* DATA LINES
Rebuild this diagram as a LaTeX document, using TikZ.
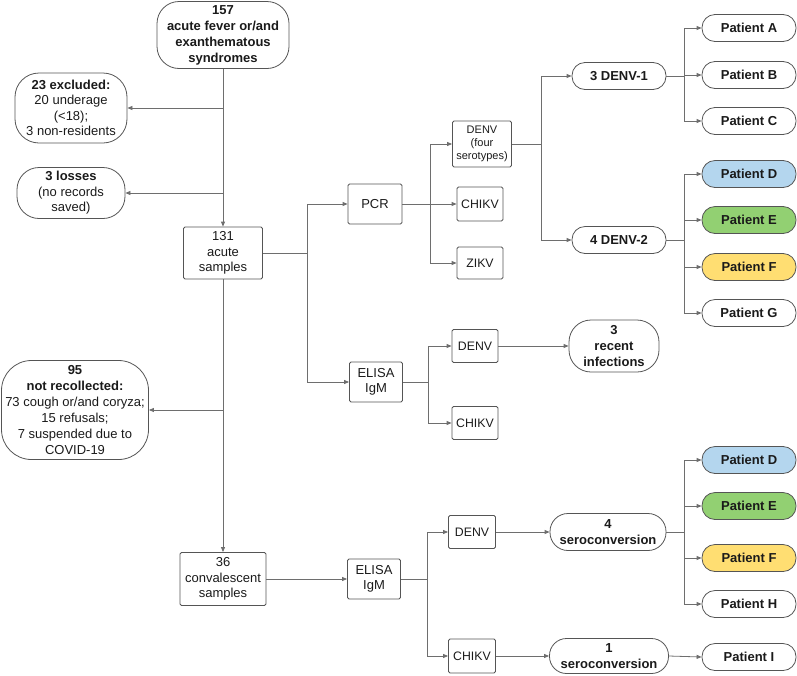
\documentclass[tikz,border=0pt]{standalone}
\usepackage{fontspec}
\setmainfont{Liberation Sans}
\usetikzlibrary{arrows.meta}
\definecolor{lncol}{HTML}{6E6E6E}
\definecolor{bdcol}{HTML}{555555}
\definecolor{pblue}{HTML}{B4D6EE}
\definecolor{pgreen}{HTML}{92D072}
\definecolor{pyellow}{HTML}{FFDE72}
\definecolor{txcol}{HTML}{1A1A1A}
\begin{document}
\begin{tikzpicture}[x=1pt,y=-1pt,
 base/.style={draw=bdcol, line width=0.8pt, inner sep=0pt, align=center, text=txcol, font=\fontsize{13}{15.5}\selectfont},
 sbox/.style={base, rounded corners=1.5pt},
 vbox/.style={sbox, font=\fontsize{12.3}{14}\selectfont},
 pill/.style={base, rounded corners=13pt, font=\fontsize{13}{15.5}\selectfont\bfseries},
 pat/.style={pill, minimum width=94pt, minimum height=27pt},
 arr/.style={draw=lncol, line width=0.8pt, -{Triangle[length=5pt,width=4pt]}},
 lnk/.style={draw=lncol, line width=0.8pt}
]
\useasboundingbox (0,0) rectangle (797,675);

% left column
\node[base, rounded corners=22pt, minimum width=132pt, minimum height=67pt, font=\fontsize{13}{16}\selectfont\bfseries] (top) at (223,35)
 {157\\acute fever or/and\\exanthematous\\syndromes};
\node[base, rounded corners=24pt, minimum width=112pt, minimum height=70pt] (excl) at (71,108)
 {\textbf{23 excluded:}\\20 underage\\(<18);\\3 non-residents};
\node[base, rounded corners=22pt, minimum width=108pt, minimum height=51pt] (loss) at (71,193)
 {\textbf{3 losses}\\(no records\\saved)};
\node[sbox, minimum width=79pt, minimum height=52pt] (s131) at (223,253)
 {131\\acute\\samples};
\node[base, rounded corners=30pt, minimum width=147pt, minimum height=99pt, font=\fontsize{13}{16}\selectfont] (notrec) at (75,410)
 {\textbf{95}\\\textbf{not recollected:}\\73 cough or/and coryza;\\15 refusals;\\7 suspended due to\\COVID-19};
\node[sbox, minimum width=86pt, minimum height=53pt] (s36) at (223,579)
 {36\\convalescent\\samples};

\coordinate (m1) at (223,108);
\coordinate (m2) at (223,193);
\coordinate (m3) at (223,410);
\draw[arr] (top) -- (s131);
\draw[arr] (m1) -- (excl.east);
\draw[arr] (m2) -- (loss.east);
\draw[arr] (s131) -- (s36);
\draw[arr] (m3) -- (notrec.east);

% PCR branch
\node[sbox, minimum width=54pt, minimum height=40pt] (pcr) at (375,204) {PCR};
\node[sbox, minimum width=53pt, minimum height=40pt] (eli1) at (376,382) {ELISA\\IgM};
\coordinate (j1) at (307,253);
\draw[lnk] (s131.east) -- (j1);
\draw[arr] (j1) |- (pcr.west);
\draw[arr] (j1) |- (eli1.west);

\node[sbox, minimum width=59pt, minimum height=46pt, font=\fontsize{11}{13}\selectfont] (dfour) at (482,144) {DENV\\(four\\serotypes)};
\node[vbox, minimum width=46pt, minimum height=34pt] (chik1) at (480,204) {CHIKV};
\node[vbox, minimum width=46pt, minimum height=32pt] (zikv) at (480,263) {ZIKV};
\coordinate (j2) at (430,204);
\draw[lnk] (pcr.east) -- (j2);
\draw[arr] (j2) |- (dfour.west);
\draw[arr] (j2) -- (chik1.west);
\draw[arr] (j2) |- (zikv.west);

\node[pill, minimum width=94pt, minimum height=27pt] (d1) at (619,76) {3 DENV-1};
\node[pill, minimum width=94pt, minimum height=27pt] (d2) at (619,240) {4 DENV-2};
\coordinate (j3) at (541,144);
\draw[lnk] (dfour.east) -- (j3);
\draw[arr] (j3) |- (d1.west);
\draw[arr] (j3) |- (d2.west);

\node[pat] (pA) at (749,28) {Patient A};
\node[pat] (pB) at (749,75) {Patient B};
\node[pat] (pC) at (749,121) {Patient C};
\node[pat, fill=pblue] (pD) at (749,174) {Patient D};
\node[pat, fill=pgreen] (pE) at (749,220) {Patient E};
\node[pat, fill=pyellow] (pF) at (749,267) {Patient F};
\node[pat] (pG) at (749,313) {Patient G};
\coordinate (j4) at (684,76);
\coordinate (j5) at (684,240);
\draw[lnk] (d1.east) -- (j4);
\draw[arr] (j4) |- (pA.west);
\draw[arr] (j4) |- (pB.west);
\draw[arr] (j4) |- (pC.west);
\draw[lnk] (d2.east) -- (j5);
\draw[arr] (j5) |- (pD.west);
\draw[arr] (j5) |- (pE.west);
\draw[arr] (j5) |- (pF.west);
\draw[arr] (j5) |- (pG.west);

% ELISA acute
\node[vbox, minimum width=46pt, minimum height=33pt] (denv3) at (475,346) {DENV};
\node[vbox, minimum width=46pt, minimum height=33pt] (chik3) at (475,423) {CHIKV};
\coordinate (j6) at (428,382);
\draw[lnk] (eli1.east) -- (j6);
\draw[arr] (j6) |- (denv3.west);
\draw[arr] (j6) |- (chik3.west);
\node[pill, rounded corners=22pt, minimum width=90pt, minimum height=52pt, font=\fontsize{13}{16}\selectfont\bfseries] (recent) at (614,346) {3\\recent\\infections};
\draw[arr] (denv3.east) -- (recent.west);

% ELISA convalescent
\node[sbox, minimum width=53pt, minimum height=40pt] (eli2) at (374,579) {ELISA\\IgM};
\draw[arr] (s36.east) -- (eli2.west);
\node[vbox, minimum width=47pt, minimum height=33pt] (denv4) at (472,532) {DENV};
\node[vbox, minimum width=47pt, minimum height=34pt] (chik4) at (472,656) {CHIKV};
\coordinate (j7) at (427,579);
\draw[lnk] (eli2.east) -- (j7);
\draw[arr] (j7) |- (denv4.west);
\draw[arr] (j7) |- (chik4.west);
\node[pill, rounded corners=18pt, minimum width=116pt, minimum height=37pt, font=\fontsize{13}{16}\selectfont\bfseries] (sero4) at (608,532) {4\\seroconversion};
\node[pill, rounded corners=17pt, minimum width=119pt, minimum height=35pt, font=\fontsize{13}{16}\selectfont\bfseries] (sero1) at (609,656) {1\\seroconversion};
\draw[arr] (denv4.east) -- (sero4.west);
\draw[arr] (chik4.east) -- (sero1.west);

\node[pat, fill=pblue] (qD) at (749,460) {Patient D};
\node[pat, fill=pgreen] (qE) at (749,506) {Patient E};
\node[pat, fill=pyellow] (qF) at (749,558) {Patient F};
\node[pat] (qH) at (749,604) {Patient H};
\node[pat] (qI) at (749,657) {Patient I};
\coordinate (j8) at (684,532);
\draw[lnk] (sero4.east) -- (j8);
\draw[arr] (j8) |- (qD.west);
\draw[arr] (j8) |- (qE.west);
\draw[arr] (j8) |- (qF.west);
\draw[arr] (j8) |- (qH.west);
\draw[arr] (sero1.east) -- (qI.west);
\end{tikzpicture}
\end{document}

* EXERCISE DIRECTIONS
Your task is to return the lines above, from the first one up to and including the line containing "(0,0) rectangle (797,675);", minus any pictures.

* WRITTEN RESPONSE
Rebuild this diagram as a LaTeX document, using TikZ.
\documentclass[tikz,border=0pt]{standalone}
\usepackage{fontspec}
\setmainfont{Liberation Sans}
\usetikzlibrary{arrows.meta}
\definecolor{lncol}{HTML}{6E6E6E}
\definecolor{bdcol}{HTML}{555555}
\definecolor{pblue}{HTML}{B4D6EE}
\definecolor{pgreen}{HTML}{92D072}
\definecolor{pyellow}{HTML}{FFDE72}
\definecolor{txcol}{HTML}{1A1A1A}
\begin{document}
\begin{tikzpicture}[x=1pt,y=-1pt,
 base/.style={draw=bdcol, line width=0.8pt, inner sep=0pt, align=center, text=txcol, font=\fontsize{13}{15.5}\selectfont},
 sbox/.style={base, rounded corners=1.5pt},
 vbox/.style={sbox, font=\fontsize{12.3}{14}\selectfont},
 pill/.style={base, rounded corners=13pt, font=\fontsize{13}{15.5}\selectfont\bfseries},
 pat/.style={pill, minimum width=94pt, minimum height=27pt},
 arr/.style={draw=lncol, line width=0.8pt, -{Triangle[length=5pt,width=4pt]}},
 lnk/.style={draw=lncol, line width=0.8pt}
]
\useasboundingbox (0,0) rectangle (797,675);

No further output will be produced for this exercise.